--- start of DATA EXCERPT ---

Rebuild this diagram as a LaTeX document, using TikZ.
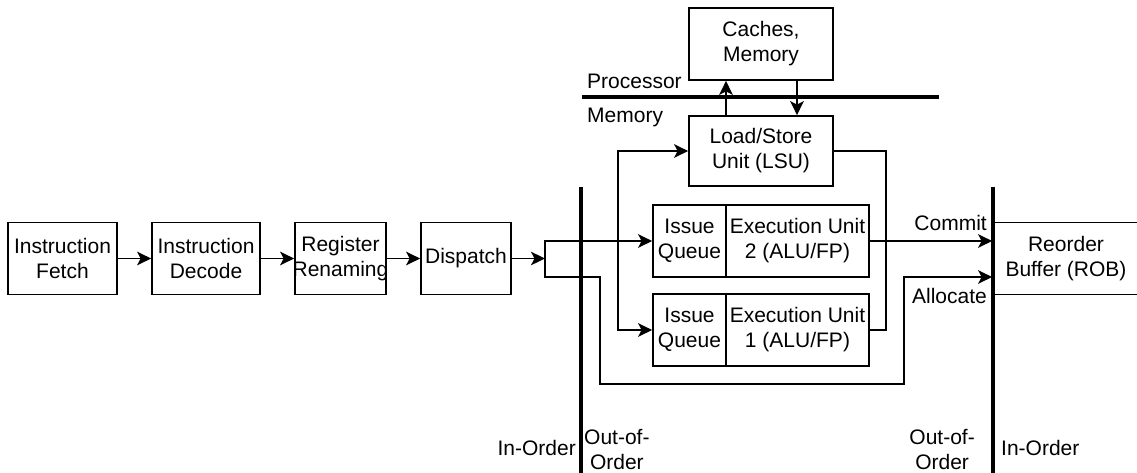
\documentclass[tikz,border=0pt]{standalone}
\usepackage{fontspec}
\setmainfont{Liberation Sans}
\usetikzlibrary{arrows.meta}
\tikzset{box/.style={draw, line width=1.7pt, inner sep=0pt, align=center, minimum height=72pt},
  arr/.style={->, line width=1.7pt},
  bar/.style={line width=3.5pt},
  lbl/.style={inner sep=0pt, align=center}}

\begin{document}
\begin{tikzpicture}[x=1pt, y=-1pt, font=\fontsize{21}{25}\selectfont, line join=miter,
    >={Stealth[length=14pt,width=13.5pt,inset=3.5pt]}]
    \useasboundingbox (0,0) rectangle (1137,472);
    \node [box, minimum width=109pt] (fetch) at (62.5,258.5) {Instruction\\Fetch};
    \node [box, minimum width=108pt] (decode) at (206,258.5) {Instruction\\Decode};
    \node [box, minimum width=91pt] (rename) at (340.5,258.5) {};
    \node [lbl] at (rename) {Register\\Renaming};
    \node [box, minimum width=90pt] (dispatch) at (466,258.5) {Dispatch};
    \node [box, minimum width=144pt] (mem) at (761,44) {Caches,\\Memory};
    \node [box, minimum width=144pt, minimum height=70pt] (lsu) at (761,151) {Load/Store\\Unit (LSU)};
    \node [box, minimum width=73pt] (iq2) at (689.5,241) {Issue\\Queue};
    \node [box, minimum width=143pt] (eu2) at (797.5,241) {Execution Unit\\2 (ALU/FP)};
    \node [box, minimum width=73pt] (iq1) at (689.5,330) {Issue\\Queue};
    \node [box, minimum width=143pt] (eu1) at (797.5,330) {Execution Unit\\1 (ALU/FP)};
    \node [box, minimum width=146pt] (rob) at (1066,258.5) {Reorder\\Buffer (ROB)};

    \draw [bar] (582,97) -- (939,97);
    \node [lbl, anchor=west] (proc) at (587,81) {Processor};
    \node [lbl, anchor=west] (memlbl) at (587,117) {Memory};
    \draw [bar] (581,187) -- (581,475);
    \draw [bar] (993,187) -- (993,475);
    \node [lbl, anchor=east] (inl) at (576,448) {In-Order};
    \node [lbl, anchor=west] (oool) at (584,449.5) {Out-of-\\Order};
    \node [lbl, anchor=east] (ooor) at (975,449.5) {Out-of-\\Order};
    \node [lbl, anchor=west] (inr) at (1001,448) {In-Order};
    \node [lbl, anchor=east] (commit) at (987,223) {Commit};
    \node [lbl, anchor=east] (allocate) at (987,296) {Allocate};

    \coordinate (split) at (545,258.5);
    \coordinate (down) at (600,384);
    \coordinate (up) at (904,384);
    \coordinate (alloc) at ([yshift=-18.5pt]rob.west);
    \coordinate (loopl) at (618,330);
    \coordinate (loopr) at (886,330);

    \draw [arr] (fetch) -- (decode);
    \draw [arr] (decode) -- (rename);
    \draw [arr] (rename) -- (dispatch);
    \draw [arr] (dispatch) -- (split);
    \draw [arr] (split) |- (iq2);
    \draw [arr] (split) |- (down |- alloc) -- (down) -- (up) |- (alloc);
    \draw [arr] (eu2) -- (eu2 -| rob.west);
    \draw [arr, <->] (lsu.west) -| (loopl) -- (iq1.west);
    \draw [line width=1.7pt] (lsu.east) -| (loopr) -- (eu1.east);
    \draw [arr] ([xshift=-35pt]lsu.north) -- ([xshift=-35pt]mem.south);
    \draw [arr] ([xshift=36pt]mem.south) -- ([xshift=36pt]lsu.north);
\end{tikzpicture}
\end{document}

--- end of DATA EXCERPT ---

*TASK PROMPT:*
Without the pictures, write out all of the material exactly.

*SOLUTION TO THIS TASK:*
Rebuild this diagram as a LaTeX document, using TikZ.
\documentclass[tikz,border=0pt]{standalone}
\usepackage{fontspec}
\setmainfont{Liberation Sans}
\usetikzlibrary{arrows.meta}
\tikzset{box/.style={draw, line width=1.7pt, inner sep=0pt, align=center, minimum height=72pt},
  arr/.style={->, line width=1.7pt},
  bar/.style={line width=3.5pt},
  lbl/.style={inner sep=0pt, align=center}}

\begin{document}
\begin{tikzpicture}[x=1pt, y=-1pt, font=\fontsize{21}{25}\selectfont, line join=miter,
    >={Stealth[length=14pt,width=13.5pt,inset=3.5pt]}]
    \useasboundingbox (0,0) rectangle (1137,472);
    \node [box, minimum width=109pt] (fetch) at (62.5,258.5) {Instruction\\Fetch};
    \node [box, minimum width=108pt] (decode) at (206,258.5) {Instruction\\Decode};
    \node [box, minimum width=91pt] (rename) at (340.5,258.5) {};
    \node [lbl] at (rename) {Register\\Renaming};
    \node [box, minimum width=90pt] (dispatch) at (466,258.5) {Dispatch};
    \node [box, minimum width=144pt] (mem) at (761,44) {Caches,\\Memory};
    \node [box, minimum width=144pt, minimum height=70pt] (lsu) at (761,151) {Load/Store\\Unit (LSU)};
    \node [box, minimum width=73pt] (iq2) at (689.5,241) {Issue\\Queue};
    \node [box, minimum width=143pt] (eu2) at (797.5,241) {Execution Unit\\2 (ALU/FP)};
    \node [box, minimum width=73pt] (iq1) at (689.5,330) {Issue\\Queue};
    \node [box, minimum width=143pt] (eu1) at (797.5,330) {Execution Unit\\1 (ALU/FP)};
    \node [box, minimum width=146pt] (rob) at (1066,258.5) {Reorder\\Buffer (ROB)};

    \draw [bar] (582,97) -- (939,97);
    \node [lbl, anchor=west] (proc) at (587,81) {Processor};
    \node [lbl, anchor=west] (memlbl) at (587,117) {Memory};
    \draw [bar] (581,187) -- (581,475);
    \draw [bar] (993,187) -- (993,475);
    \node [lbl, anchor=east] (inl) at (576,448) {In-Order};
    \node [lbl, anchor=west] (oool) at (584,449.5) {Out-of-\\Order};
    \node [lbl, anchor=east] (ooor) at (975,449.5) {Out-of-\\Order};
    \node [lbl, anchor=west] (inr) at (1001,448) {In-Order};
    \node [lbl, anchor=east] (commit) at (987,223) {Commit};
    \node [lbl, anchor=east] (allocate) at (987,296) {Allocate};

    \coordinate (split) at (545,258.5);
    \coordinate (down) at (600,384);
    \coordinate (up) at (904,384);
    \coordinate (alloc) at ([yshift=-18.5pt]rob.west);
    \coordinate (loopl) at (618,330);
    \coordinate (loopr) at (886,330);

    \draw [arr] (fetch) -- (decode);
    \draw [arr] (decode) -- (rename);
    \draw [arr] (rename) -- (dispatch);
    \draw [arr] (dispatch) -- (split);
    \draw [arr] (split) |- (iq2);
    \draw [arr] (split) |- (down |- alloc) -- (down) -- (up) |- (alloc);
    \draw [arr] (eu2) -- (eu2 -| rob.west);
    \draw [arr, <->] (lsu.west) -| (loopl) -- (iq1.west);
    \draw [line width=1.7pt] (lsu.east) -| (loopr) -- (eu1.east);
    \draw [arr] ([xshift=-35pt]lsu.north) -- ([xshift=-35pt]mem.south);
    \draw [arr] ([xshift=36pt]mem.south) -- ([xshift=36pt]lsu.north);
\end{tikzpicture}
\end{document}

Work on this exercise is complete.